> [YOUR TASK] Leave the pictures out and copy exactly the lines from the line containing "Clone this chart in matplotlib." to the line containing "width=1, labelsize=6.5, pad=4)", both lines included.

> [SUPPLIED DATA]
>> BEGIN

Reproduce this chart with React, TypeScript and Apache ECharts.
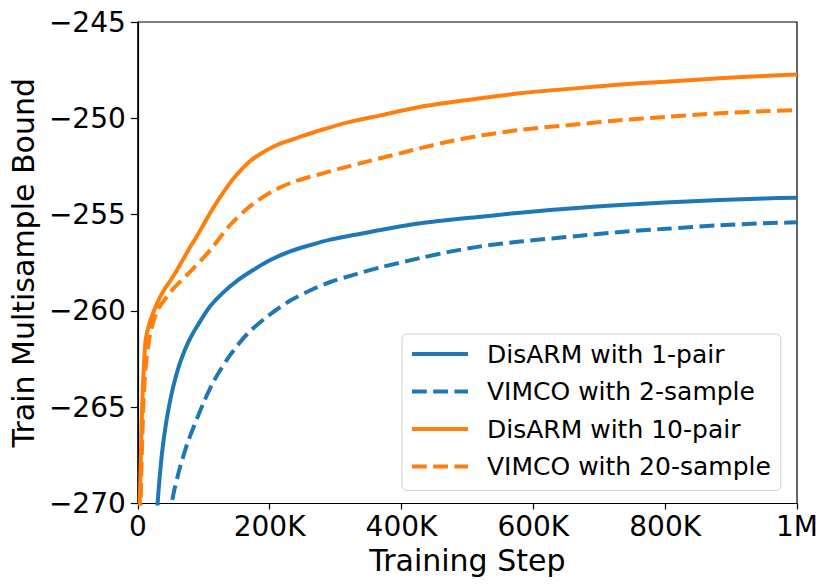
import React, { useEffect, useRef } from "react";
import * as echarts from "echarts";

const seriesNames = [
  "DisARM with 1-pair",
  "VIMCO with 2-sample",
  "DisARM with 10-pair",
  "VIMCO with 20-sample",
];

const xTickLabels = ["0", "200K", "400K", "600K", "800K", "1M"];

const disarm1: [number, number][] = [
  [28500, -271.0], [30000, -270], [33000, -268.7], [37000, -267.3], [43000, -265.8],
  [50000, -264.5], [57000, -263.5], [65000, -262.6], [77000, -261.6], [90000, -260.8],
  [110000, -259.75], [131000, -259.0], [150000, -258.45], [175000, -257.88], [201000, -257.36],
  [232000, -256.9], [260000, -256.6], [292000, -256.3], [330000, -256.05], [368000, -255.8],
  [429000, -255.45], [520000, -255.11], [580000, -254.9], [671000, -254.64], [732000, -254.5],
  [800000, -254.37], [883000, -254.24], [950000, -254.16], [1000000, -254.12],
];

const vimco2: [number, number][] = [
  [48000, -270.9], [51500, -270], [55000, -269.35], [60000, -268.65], [65000, -268.0],
  [75000, -266.9], [85000, -266.0], [100000, -264.75], [116000, -263.6], [140000, -262.3],
  [166000, -261.2], [200000, -260.2], [232000, -259.45], [267000, -258.85], [292000, -258.5],
  [330000, -258.1], [368000, -257.74], [429000, -257.25], [470000, -256.95], [520000, -256.65],
  [580000, -256.4], [671000, -256.1], [732000, -255.9], [800000, -255.74], [883000, -255.55],
  [950000, -255.45], [1000000, -255.4],
];

const disarm10: [number, number][] = [
  [2000, -273], [3000, -270], [5000, -267], [7000, -264.6], [9000, -263],
  [12000, -261.5], [18000, -260.6], [25000, -259.95], [32000, -259.4], [40000, -258.9],
  [50000, -258.4], [60000, -257.85], [70000, -257.25], [80000, -256.65], [90000, -256.1],
  [100000, -255.5], [110000, -254.9], [121000, -254.3], [141000, -253.3], [156000, -252.7],
  [171000, -252.2], [186000, -251.85], [201000, -251.56], [216000, -251.32], [232000, -251.13],
  [247000, -250.95], [265000, -250.75], [282000, -250.57], [320000, -250.2], [368000, -249.85],
  [429000, -249.4], [520000, -248.96], [580000, -248.7], [671000, -248.42], [732000, -248.25],
  [800000, -248.1], [883000, -247.92], [950000, -247.8], [1000000, -247.72],
];

const vimco20: [number, number][] = [
  [3500, -273], [4500, -269.8], [7000, -266.4], [9000, -264.5], [12000, -262.9],
  [16000, -261.8], [20000, -261.0], [30000, -259.95], [40000, -259.45], [55000, -258.8],
  [80000, -257.95], [110000, -256.84], [141000, -255.5], [171000, -254.55], [201000, -253.85],
  [232000, -253.35], [260000, -253.05], [282000, -252.85], [308000, -252.6], [353000, -252.2],
  [400000, -251.8], [429000, -251.55], [470000, -251.22], [520000, -250.9], [580000, -250.6],
  [671000, -250.3], [732000, -250.1], [800000, -249.93], [883000, -249.74], [950000, -249.63],
  [1000000, -249.57],
];

const seriesData = [disarm1, vimco2, disarm10, vimco20];
const seriesColors = ["#1f77b4", "#1f77b4", "#ff7f0e", "#ff7f0e"];
const seriesDashed = [false, true, false, true];

const FONT = "DejaVu Sans";

export default function App() {
  const ref = useRef<HTMLDivElement>(null);
  useEffect(() => {
    document.body.style.margin = "0";
    const chart = echarts.init(ref.current!, null, { renderer: "svg" });
    chart.setOption({
      animation: false,
      backgroundColor: "#ffffff",
      grid: {
        left: 137,
        right: 33,
        top: 22,
        bottom: 84.5,
        show: true,
        borderColor: "#000000",
        borderWidth: 1.2,
        backgroundColor: "transparent",
      },
      xAxis: {
        type: "value",
        min: 0,
        max: 1000000,
        interval: 200000,
        name: "Training Step",
        nameLocation: "middle",
        nameGap: 40,
        nameTextStyle: { fontSize: 30, fontFamily: FONT, color: "#000" },
        axisLine: { show: true, lineStyle: { color: "#000", width: 1.2 } },
        axisTick: { show: true, length: 6, inside: false, lineStyle: { color: "#000", width: 1.2 } },
        axisLabel: {
          fontSize: 28,
          fontFamily: FONT,
          color: "#000",
          margin: 9,
          formatter: (v: number) => xTickLabels[Math.round(v / 200000)] ?? "",
        },
        splitLine: { show: false },
      },
      yAxis: {
        type: "value",
        min: -270,
        max: -245,
        interval: 5,
        name: "Train Multisample Bound",
        nameLocation: "middle",
        nameRotate: 90,
        nameGap: 95,
        nameTextStyle: { fontSize: 30, fontFamily: FONT, color: "#000" },
        axisLine: { show: true, lineStyle: { color: "#000", width: 1.2 } },
        axisTick: { show: true, length: 7, inside: false, lineStyle: { color: "#000", width: 1.2 } },
        axisLabel: {
          fontSize: 28,
          fontFamily: FONT,
          color: "#000",
          margin: 12,
          formatter: (v: number) => (v < 0 ? "\u2212" + Math.abs(v) : String(v)),
        },
        splitLine: { show: false },
      },
      legend: {
        left: 402,
        top: 334,
        orient: "vertical",
        itemWidth: 56,
        itemHeight: 14,
        itemGap: 9.5,
        padding: [6, 10, 10, 8],
        backgroundColor: "rgba(255,255,255,0.8)",
        borderColor: "#d0d0d0",
        borderWidth: 1,
        borderRadius: 5,
        itemStyle: { opacity: 0, borderWidth: 0 },
        lineStyle: { width: 4, opacity: 1 },
        textStyle: {
          fontSize: 25,
          fontFamily: FONT,
          color: "#000",
          lineHeight: 28,
          padding: [0, 0, 0, 14],
        },
        data: seriesNames,
      },
      series: seriesNames.map((name, i) => ({
        name,
        type: "line",
        data: seriesData[i],
        symbol: "none",
        smooth: 0.3,
        clip: true,
        color: seriesColors[i],
        lineStyle: {
          color: seriesColors[i],
          width: 4,
          type: seriesDashed[i] ? [14.8, 6.4] : "solid",
        },
        z: 2 + i,
      })),
    });
    return () => chart.dispose();
  }, []);
  return (
    <div
      ref={ref}
      style={{ position: "fixed", left: 0, top: 0, width: 830, height: 588 }}
    />
  );
}
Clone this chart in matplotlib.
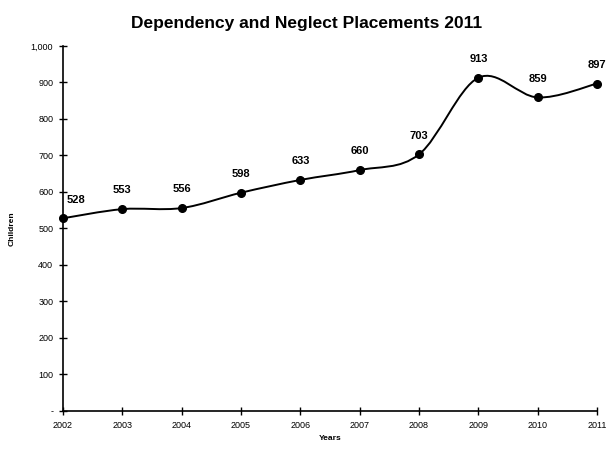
import numpy as np
import matplotlib
matplotlib.use('Agg')
import matplotlib.pyplot as plt
from matplotlib.path import Path
from matplotlib.patches import PathPatch
from matplotlib.ticker import FuncFormatter

plt.rcParams['font.family'] = ['Liberation Sans', 'DejaVu Sans']

# ── data ─────────────────────────────────────────────────────────────────────

years = [2002, 2003, 2004, 2005, 2006, 2007, 2008, 2009, 2010, 2011]
children = [528, 553, 556, 598, 633, 660, 703, 913, 859, 897]

# ── smoothed line (Excel style, Catmull-Rom as cubic Bezier) ─────────────────

x = np.array(years, dtype=float)
y = np.array(children, dtype=float)
verts = [(x[0], y[0])]
codes = [Path.MOVETO]
n = len(x)
for i in range(n - 1):
    x0, y0 = (x[i - 1], y[i - 1]) if i > 0 else (x[i], y[i])
    x3, y3 = (x[i + 2], y[i + 2]) if i + 2 < n else (x[i + 1], y[i + 1])
    c1 = (x[i] + (x[i + 1] - x0) / 6, y[i] + (y[i + 1] - y0) / 6)
    c2 = (x[i + 1] - (x3 - x[i]) / 6, y[i + 1] - (y3 - y[i]) / 6)
    verts += [c1, c2, (x[i + 1], y[i + 1])]
    codes += [Path.CURVE4] * 3

fig = plt.figure(figsize=(6.13, 4.5), dpi=100)
ax = fig.add_axes([0.1028, 0.0867, 0.8711, 0.8111])

ax.add_patch(PathPatch(Path(verts, codes), facecolor='none',
                       edgecolor='black', linewidth=1.4, clip_on=False))
ax.plot(years, children, 'o', color='black', markersize=5.5, zorder=3,
        clip_on=False)

for i, (xx, yy) in enumerate(zip(years, children)):
    dx = 9 if i == 0 else 0
    ax.annotate(f'{yy}', (xx, yy), xytext=(dx, 13.5), textcoords='offset points',
                ha='center', va='center', fontsize=8, fontweight='bold')

ax.set_xlim(2002, 2011)
ax.set_ylim(0, 1000)
ax.set_xticks(years)
ax.set_yticks(range(0, 1001, 100))
ax.yaxis.set_major_formatter(FuncFormatter(lambda v, p: '-' if v == 0 else f'{int(v):,}'))
ax.tick_params(direction='inout', length=6, width=1, labelsize=6.5, pad=4)

for s in ['top', 'right']:
    ax.spines[s].set_visible(False)
for s in ['left', 'bottom']:
    ax.spines[s].set_linewidth(1.2)

ax.set_xlabel('Years', fontsize=6, fontweight='bold', labelpad=4)
ax.set_ylabel('Children', fontsize=6, fontweight='bold', labelpad=11)
fig.suptitle('Dependency and Neglect Placements 2011', fontsize=12.5,
             fontweight='bold', y=0.965)

fig.savefig('out.png', dpi=100)
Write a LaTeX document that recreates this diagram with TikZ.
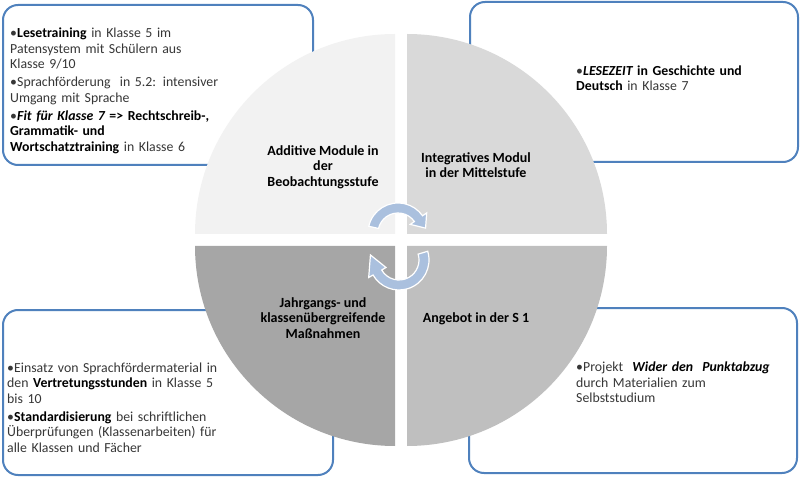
\documentclass[tikz,border=0pt]{standalone}
\usepackage{fontspec}
\setmainfont{Carlito}
\definecolor{boxblue}{RGB}{79,129,189}
\definecolor{qa}{RGB}{242,242,242}
\definecolor{qb}{RGB}{217,217,217}
\definecolor{qc}{RGB}{191,191,191}
\definecolor{qd}{RGB}{166,166,166}
\definecolor{arrowblue}{RGB}{170,192,222}
\definecolor{txtgray}{RGB}{55,55,55}
\newcommand{\bitem}[1]{\par\raggedright\hangindent=7pt\hangafter=1\noindent\makebox[7pt][l]{•}#1}
\newcommand{\bb}[1]{{\color{black}\bfseries #1}}
\tikzset{
  infobox/.style={draw=boxblue, line width=2pt, rounded corners=15pt, fill=white, inner sep=0pt},
  txt/.style={inner sep=0pt, anchor=north west, align=left, text=txtgray, font={\fontsize{13.8}{15.5}\selectfont\setlength{\parskip}{2.5pt}}},
  lbl/.style={inner sep=0pt, anchor=north, align=center, text=black, font={\fontsize{14}{15.5}\selectfont\bfseries}},
  cyc/.style={fill=arrowblue, draw=white, line width=1.2pt}
}
\begin{document}
\begin{tikzpicture}[x=1pt,y=-1pt]
\useasboundingbox (0,0) rectangle (800,478);
% boxes
\node[infobox, minimum width=310pt, minimum height=160pt] (tlbox) at (158,85) {};
\node[infobox, minimum width=328pt, minimum height=160pt] (trbox) at (634,82) {};
\node[infobox, minimum width=330pt, minimum height=165pt] (blbox) at (168,392.5) {};
\node[infobox, minimum width=328pt, minimum height=165pt] (brbox) at (633,390.5) {};
% quadrants
\fill[qa] (395,234) -- (195,234) arc[start angle=180, end angle=270, radius=200] -- cycle;
\fill[qb] (407,234) -- (407,34) arc[start angle=270, end angle=360, radius=200] -- cycle;
\fill[qc] (407,246) -- (607,246) arc[start angle=0, end angle=90, radius=200] -- cycle;
\fill[qd] (395,246) -- (395,446) arc[start angle=90, end angle=180, radius=200] -- cycle;
% cycle arrows
\begin{scope}[shift={(398,233)}]
\draw[cyc] (193:30) arc[start angle=193, end angle=325, radius=30] -- (325:35) -- (350:28) -- (325:15) -- (325:20) arc[start angle=325, end angle=193, radius=20] -- cycle;
\end{scope}
\begin{scope}[shift={(399,260)}]
\draw[cyc] (-17:30) arc[start angle=-17, end angle=150, radius=30] -- (150:35) -- (190:29) -- (150:15) -- (150:20) arc[start angle=150, end angle=-17, radius=20] -- cycle;
\end{scope}
% quadrant labels
\node[lbl] (qatext) at (323,145) {Additive Module in\\der\\Beobachtungsstufe};
\node[lbl] (qbtext) at (476,152) {Integratives Modul\\in der Mittelstufe};
\node[lbl] (qdtext) at (323,297) {Jahrgangs- und\\klassenübergreifende\\Maßnahmen};
\node[lbl] (qctext) at (476,312) {Angebot in der S 1};
% box texts
\node[txt, text width=300pt] (tltext) at (10,19.5) {%
\bitem{\bb{Lesetraining} in Klasse 5 im\\Patensystem mit Schülern aus\\Klasse 9/10}%
\bitem{Sprachförderung~ in 5.2: intensiver\\Umgang mit Sprache}%
\bitem{\bb{\itshape Fit für Klasse 7} \bb{=> Rechtschreib-,\\Grammatik- und\\Wortschatztraining} in Klasse 6}};
\node[txt, text width=210pt] (trtext) at (576,57) {%
\bitem{\bb{{\itshape LESEZEIT} in Geschichte und\\Deutsch} in Klasse 7}};
\node[txt, text width=320pt] (bltext) at (7,354) {%
\bitem{Einsatz von Sprachfördermaterial in\\den \bb{Vertretungsstunden} in Klasse 5\\bis 10}%
\bitem{\bb{Standardisierung} bei schriftlichen\\Überprüfungen (Klassenarbeiten) für\\alle Klassen und Fächer}};
\node[txt, text width=210pt] (brtext) at (576,353.5) {%
\bitem{Projekt~ \bb{\itshape Wider den~ Punktabzug}\\durch Materialien zum\\Selbststudium}};
\end{tikzpicture}
\end{document}
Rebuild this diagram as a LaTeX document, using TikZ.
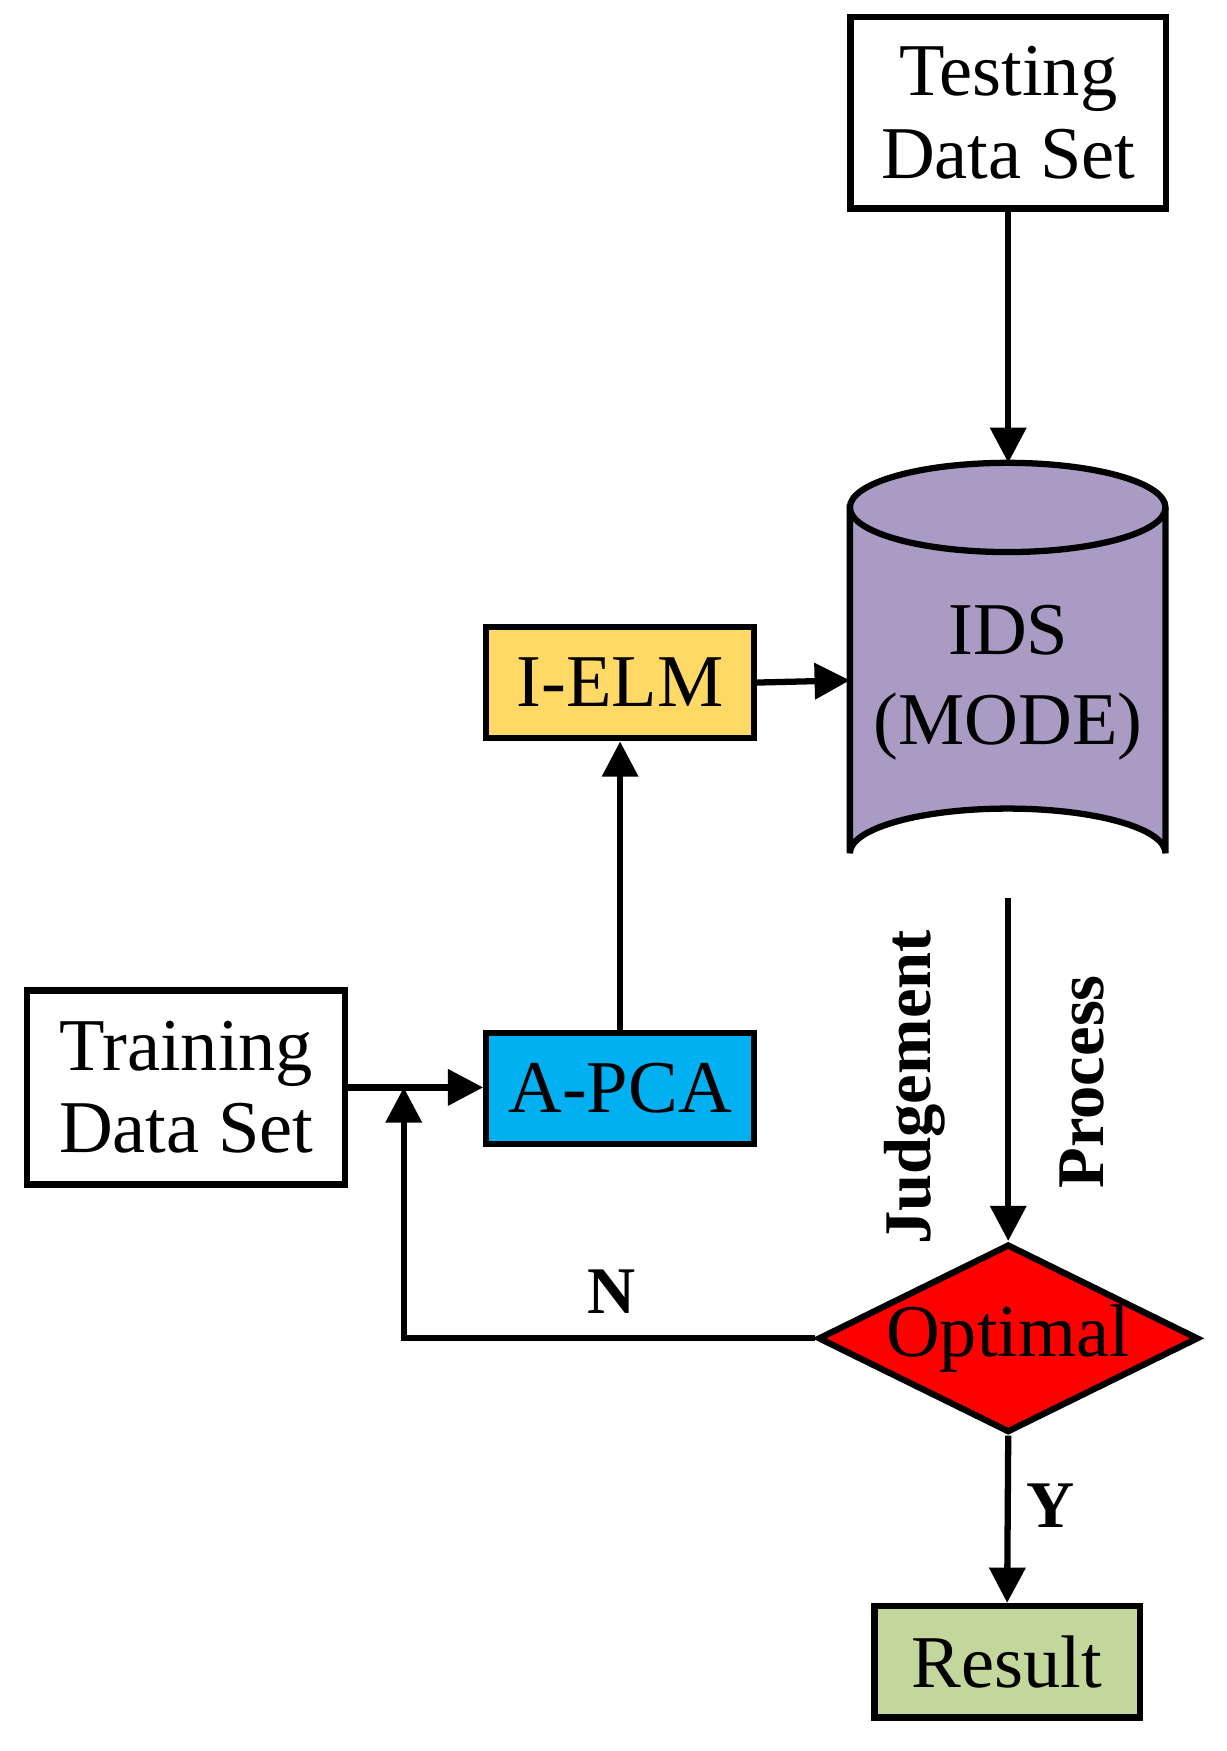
\documentclass[tikz,border=0pt]{standalone}
\usepackage{fontspec}
\setmainfont{Liberation Serif}
\usetikzlibrary{shapes.geometric,arrows.meta}
\begin{document}
\begin{tikzpicture}[x=0.1mm,y=-0.1mm,
 box/.style={draw,line width=1.6pt,inner sep=0pt,align=center,font=\fontsize{19}{21}\selectfont},
 arr/.style={line width=1.6pt,-{Triangle[length=9pt,width=9pt]}},
 lab/.style={font=\bfseries\fontsize{17}{19}\selectfont}]
\useasboundingbox (0,0) rectangle (1100,1570);
\definecolor{purp}{HTML}{A99BC4}
\definecolor{yel}{HTML}{FFD966}
\definecolor{cyanb}{HTML}{00B0F0}
\definecolor{grn}{HTML}{C3D69B}
\node[box,minimum width=283*0.1mm,minimum height=172*0.1mm] (test) at (904,101) {Testing\\Data Set};
\node[box,minimum width=285*0.1mm,minimum height=174*0.1mm] (train) at (167,975) {Training\\Data Set};
\node[box,fill=yel,minimum width=240*0.1mm,minimum height=100*0.1mm] (ielm) at (556,612) {I-ELM};
\node[box,fill=cyanb,minimum width=240*0.1mm,minimum height=100*0.1mm] (apca) at (556,976) {A-PCA};
\node[box,fill=grn,minimum width=238*0.1mm,minimum height=100*0.1mm] (res) at (903,1490) {Result};
\node[diamond,draw,line width=1.6pt,fill=red,aspect=2.02,minimum width=340*0.1mm,minimum height=168*0.1mm,inner sep=0pt,font=\fontsize{19}{21}\selectfont] (opt) at (904,1200) {Optimal};
% cylinder
\filldraw[fill=purp,line width=1.6pt] (762,455) -- (762,765) arc[start angle=180,end angle=360,x radius=141.5,y radius=40] -- (1045,455) arc[start angle=0,end angle=-180,x radius=141.5,y radius=40] -- cycle;
\draw[line width=1.6pt] (762,455) arc[start angle=180,end angle=0,x radius=141.5,y radius=40];
\node[align=center,font=\fontsize{19}{23}\selectfont] (ids) at (904,612) {IDS\\(MODE)};
\coordinate (cyltop) at (904,415);
\coordinate (cylbot) at (904,805);
\coordinate (cylleft) at (762,610);
\coordinate (join) at (362,975);
\coordinate (corner) at (362,1200);
\draw[arr] (test) -- (cyltop);
\draw[arr] (ielm.east) -- (cylleft);
\draw[arr] (apca) -- (ielm);
\draw[arr] (train.east |- join) -- (apca.west |- join);
\draw[arr] (cylbot) -- (opt.north);
\draw[arr] (opt.west) -- (corner) -- (join);
\draw[arr] (opt.south) -- (res.north);
\node[lab] (n) at (548,1158) {N};
\node[lab] (y) at (942,1350) {Y};
\node[lab,rotate=90] (judg) at (820,975) {Judgement};
\node[lab,rotate=90] (proc) at (970,970) {Process};
\end{tikzpicture}
\end{document}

>> END

> [REPLY]
Clone this chart in matplotlib.
import numpy as np
import matplotlib
matplotlib.use('Agg')
import matplotlib.pyplot as plt
from matplotlib.path import Path
from matplotlib.patches import PathPatch
from matplotlib.ticker import FuncFormatter

plt.rcParams['font.family'] = ['Liberation Sans', 'DejaVu Sans']

# ── data ─────────────────────────────────────────────────────────────────────

years = [2002, 2003, 2004, 2005, 2006, 2007, 2008, 2009, 2010, 2011]
children = [528, 553, 556, 598, 633, 660, 703, 913, 859, 897]

# ── smoothed line (Excel style, Catmull-Rom as cubic Bezier) ─────────────────

x = np.array(years, dtype=float)
y = np.array(children, dtype=float)
verts = [(x[0], y[0])]
codes = [Path.MOVETO]
n = len(x)
for i in range(n - 1):
    x0, y0 = (x[i - 1], y[i - 1]) if i > 0 else (x[i], y[i])
    x3, y3 = (x[i + 2], y[i + 2]) if i + 2 < n else (x[i + 1], y[i + 1])
    c1 = (x[i] + (x[i + 1] - x0) / 6, y[i] + (y[i + 1] - y0) / 6)
    c2 = (x[i + 1] - (x3 - x[i]) / 6, y[i + 1] - (y3 - y[i]) / 6)
    verts += [c1, c2, (x[i + 1], y[i + 1])]
    codes += [Path.CURVE4] * 3

fig = plt.figure(figsize=(6.13, 4.5), dpi=100)
ax = fig.add_axes([0.1028, 0.0867, 0.8711, 0.8111])

ax.add_patch(PathPatch(Path(verts, codes), facecolor='none',
                       edgecolor='black', linewidth=1.4, clip_on=False))
ax.plot(years, children, 'o', color='black', markersize=5.5, zorder=3,
        clip_on=False)

for i, (xx, yy) in enumerate(zip(years, children)):
    dx = 9 if i == 0 else 0
    ax.annotate(f'{yy}', (xx, yy), xytext=(dx, 13.5), textcoords='offset points',
                ha='center', va='center', fontsize=8, fontweight='bold')

ax.set_xlim(2002, 2011)
ax.set_ylim(0, 1000)
ax.set_xticks(years)
ax.set_yticks(range(0, 1001, 100))
ax.yaxis.set_major_formatter(FuncFormatter(lambda v, p: '-' if v == 0 else f'{int(v):,}'))
ax.tick_params(direction='inout', length=6, width=1, labelsize=6.5, pad=4)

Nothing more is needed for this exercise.